One of the most useful parts of SQL Server is the SQL Agent scheduler. Over the years I've used this subsystem to automate work and ease the administrative burden of running a SQL Server instance. At times I've even used my SQL Agent to fire off business reports and alerts to nontechnical people that might need to take some action based on the data in our system.
One common task that I see SQL Agent used for is to backup a database using some method (Ola's scripts, SQL Backup, etc.) and then delete the oldest backup. This is a common way of ensuring that you keep xx amount of backups around for your business. Often if the first step (the backup) fails, then the second step (delete backup files) doesn't run.
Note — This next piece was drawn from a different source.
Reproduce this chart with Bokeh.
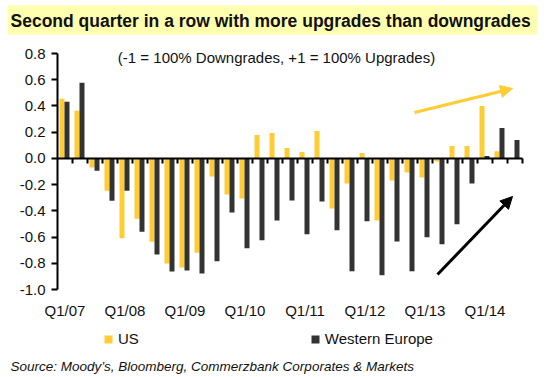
import math
from bokeh.plotting import figure
from bokeh.models import (Range1d, FixedTicker, PrintfTickFormatter, Label, BoxAnnotation,
                          Legend, LegendItem, Arrow, NormalHead, ColumnDataSource, LinearAxis)
from bokeh.transform import dodge
from bokeh.embed import file_html
from bokeh.resources import INLINE

# ---------------- data ----------------
quarters = ["Q1/07", "Q2/07", "Q3/07", "Q4/07", "Q1/08", "Q2/08", "Q3/08", "Q4/08",
            "Q1/09", "Q2/09", "Q3/09", "Q4/09", "Q1/10", "Q2/10", "Q3/10", "Q4/10",
            "Q1/11", "Q2/11", "Q3/11", "Q4/11", "Q1/12", "Q2/12", "Q3/12", "Q4/12",
            "Q1/13", "Q2/13", "Q3/13", "Q4/13", "Q1/14", "Q2/14", "Q3/14"]
us = [0.455, 0.364, -0.070, -0.247, -0.610, -0.460, -0.635, -0.802,
      -0.833, -0.719, -0.138, -0.275, -0.305, 0.179, 0.194, 0.080,
      0.049, 0.209, -0.382, -0.191, 0.042, -0.473, -0.169, -0.108,
      -0.146, -0.024, 0.095, 0.095, 0.399, 0.055, float("nan")]
western_europe = [0.432, 0.576, -0.095, -0.323, -0.247, -0.559, -0.734, -0.863,
                  -0.855, -0.878, -0.785, -0.412, -0.686, -0.625, -0.473, -0.321,
                  -0.579, -0.328, -0.549, -0.861, -0.480, -0.891, -0.633, -0.861,
                  -0.602, -0.655, -0.503, -0.191, 0.019, 0.232, 0.141]
tick_labels = ["Q1/07", "Q1/08", "Q1/09", "Q1/10", "Q1/11", "Q1/12", "Q1/13", "Q1/14"]
y_ticks = [-1.0, -0.8, -0.6, -0.4, -0.2, 0.0, 0.2, 0.4, 0.6, 0.8]

title_text = "Second quarter in a row with more upgrades than downgrades"
subtitle_text = "(-1 = 100% Downgrades, +1 = 100% Upgrades)"
source_text = "Source: Moody\u2019s, Bloomberg, Commerzbank Corporates & Markets"

YELLOW = "#FFCC33"
DARK = "#333333"
BAND = "#FFFFB0"
FONT = "Liberation Sans"
TXT = "#111111"

# ---------------- layout ----------------
W, H = 548, 377
FL, FR, FT, FB = 57, 522, 53, 289          # plot area in canvas pixels
n = len(quarters)
X0, X1 = -0.5, n - 0.5                      # category axis extent
Y0, Y1 = y_ticks[0], y_ticks[-1]            # value axis extent
KX = (X1 - X0) / (FR - FL)
KY = (Y1 - Y0) / (FB - FT)


def dx(px):
    return X0 + (px - FL) * KX


def dy(py):
    return Y0 + (FB - py) * KY


idx = list(range(n))
src = ColumnDataSource(dict(idx=idx, quarter=quarters, us=us, we=western_europe))

p = figure(width=W, height=H, x_range=Range1d(dx(0), dx(W)), y_range=Range1d(dy(H), dy(0)),
           output_backend="svg", toolbar_location=None, title=None,
           x_axis_location=None, y_axis_location=None,
           min_border_left=0, min_border_right=0, min_border_top=0, min_border_bottom=0)
p.outline_line_color = None
p.xgrid.visible = False
p.ygrid.visible = False
p.background_fill_color = "white"
p.border_fill_color = "white"

# band behind the title
band = BoxAnnotation(left=dx(7), right=dx(537), top=dy(5), bottom=dy(34),
                     fill_color=BAND, fill_alpha=1.0, line_color=None)
p.add_layout(band)

r_us = p.vbar(x=dodge("idx", -0.2, range=p.x_range), top="us", width=1 / 3,
              source=src, fill_color=YELLOW, line_color=None)
r_we = p.vbar(x=dodge("idx", 0.133, range=p.x_range), top="we", width=1 / 3,
              source=src, fill_color=DARK, line_color=None)

# square legend keys for the same series (zero-size on the plot itself)
key_us = p.scatter(x="idx", y="us", source=src, marker="square", size=0,
                   fill_color=YELLOW, line_color=None)
key_we = p.scatter(x="idx", y="we", source=src, marker="square", size=0,
                   fill_color=DARK, line_color=None)

# zero line with category-boundary ticks
p.segment(x0=[X0], y0=[0], x1=[X1], y1=[0], line_color="black", line_width=2)
bounds = [i + 0.5 for i in idx]
tick_len = 5 * KY
p.segment(x0=bounds, y0=[0] * n, x1=bounds, y1=[-tick_len] * n,
          line_color="black", line_width=2)

# x axis (labels only)
xa = LinearAxis(fixed_location=Y0)
q1_pos = [i for i, q in enumerate(quarters) if q in tick_labels]
xa.ticker = FixedTicker(ticks=q1_pos)
xa.major_label_overrides = {i: quarters[i] for i in q1_pos}
xa.axis_line_color = None
xa.major_tick_line_color = None
xa.minor_tick_line_color = None
xa.major_tick_out = 0
xa.major_tick_in = 0
xa.major_label_standoff = 12
xa.major_label_text_font = FONT
xa.major_label_text_font_size = "15px"
xa.major_label_text_color = TXT
p.add_layout(xa, "below")

# y axis
ya = LinearAxis(fixed_location=X0, bounds=(Y0, Y1))
ya.ticker = FixedTicker(ticks=y_ticks)
ya.formatter = PrintfTickFormatter(format="%.1f")
ya.axis_line_color = "black"
ya.axis_line_width = 2
ya.major_tick_line_color = "black"
ya.major_tick_line_width = 2
ya.major_tick_out = 6
ya.major_tick_in = 0
ya.minor_tick_line_color = None
ya.major_label_standoff = 6
ya.major_label_text_font = FONT
ya.major_label_text_font_size = "15px"
ya.major_label_text_color = TXT
p.add_layout(ya, "left")

# texts
p.add_layout(Label(x=dx(10), y=dy(20), text=title_text, text_font=FONT,
                   text_font_size="17.5px", text_font_style="bold", text_color=TXT,
                   text_align="left", text_baseline="middle"))
p.add_layout(Label(x=dx(276), y=dy(57), text=subtitle_text, text_font=FONT,
                   text_font_size="15px", text_color=TXT,
                   text_align="center", text_baseline="middle"))
p.add_layout(Label(x=dx(10), y=dy(366), text=source_text, text_font=FONT,
                   text_font_size="13.5px", text_font_style="italic", text_color=TXT,
                   text_align="left", text_baseline="middle"))

# arrows
p.add_layout(Arrow(end=NormalHead(size=12, fill_color=YELLOW, line_color=YELLOW),
                   x_start=dx(414), y_start=dy(112), x_end=dx(512), y_end=dy(88),
                   line_color=YELLOW, line_width=3))
p.add_layout(Arrow(end=NormalHead(size=12, fill_color="black", line_color="black"),
                   x_start=dx(437), y_start=dy(274), x_end=dx(512), y_end=dy(196),
                   line_color="black", line_width=3))

# legend
legend = Legend(items=[LegendItem(label="US", renderers=[key_us]),
                       LegendItem(label="Western Europe", renderers=[key_we])],
                orientation="horizontal", location=(98, H - 348.5),
                glyph_width=20, glyph_height=20, label_standoff=0, spacing=166,
                padding=0, margin=0, border_line_color=None,
                background_fill_alpha=0, label_text_font=FONT,
                label_text_font_size="15px", label_text_color=TXT)
p.add_layout(legend)

open("out.html", "w").write(file_html(p, INLINE))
There are times where the execution choices between the steps aren't configured or get changed, and you run into the situation that Paul Randall describes in issue #170 of the SQLskills newsletter. The backup step starts to fail, but the deletes keep running until you don't have any more backups stored.
How does this happen? It's surprisingly easy because most people don't really treat their SQL Agent scripts and code like other code. This often isn't tested well, and rarely tested across time and with unusual conditions. After all, who wants to muck with the time on a production server to be sure that your Agent job works across days? Who wants to force a backup to fail to see how the job handles an issue? Who wants to double check their code when BACKUP is fairly simple syntax and a few quick tests of the delete code works with text files renamed with .bak extensions?
Do you treat your SQL Agent jobs like the production code that they contain? You should. In fact, moving to a more reliable, repeatable, DevOps style environment means that any code in an Agent job needs to be version controlled, it needs to be tested, and it should be a part of some (hopefully, automated) deployment process that ensures that changes to the code are recorded and you are confident of which version of code is on your system.
SQL Agent is a powerful tool, but it's also one that should be treated like a production system. Downtime and simple errors from careless scripting shouldn't be tolerated. We should, and can, do better.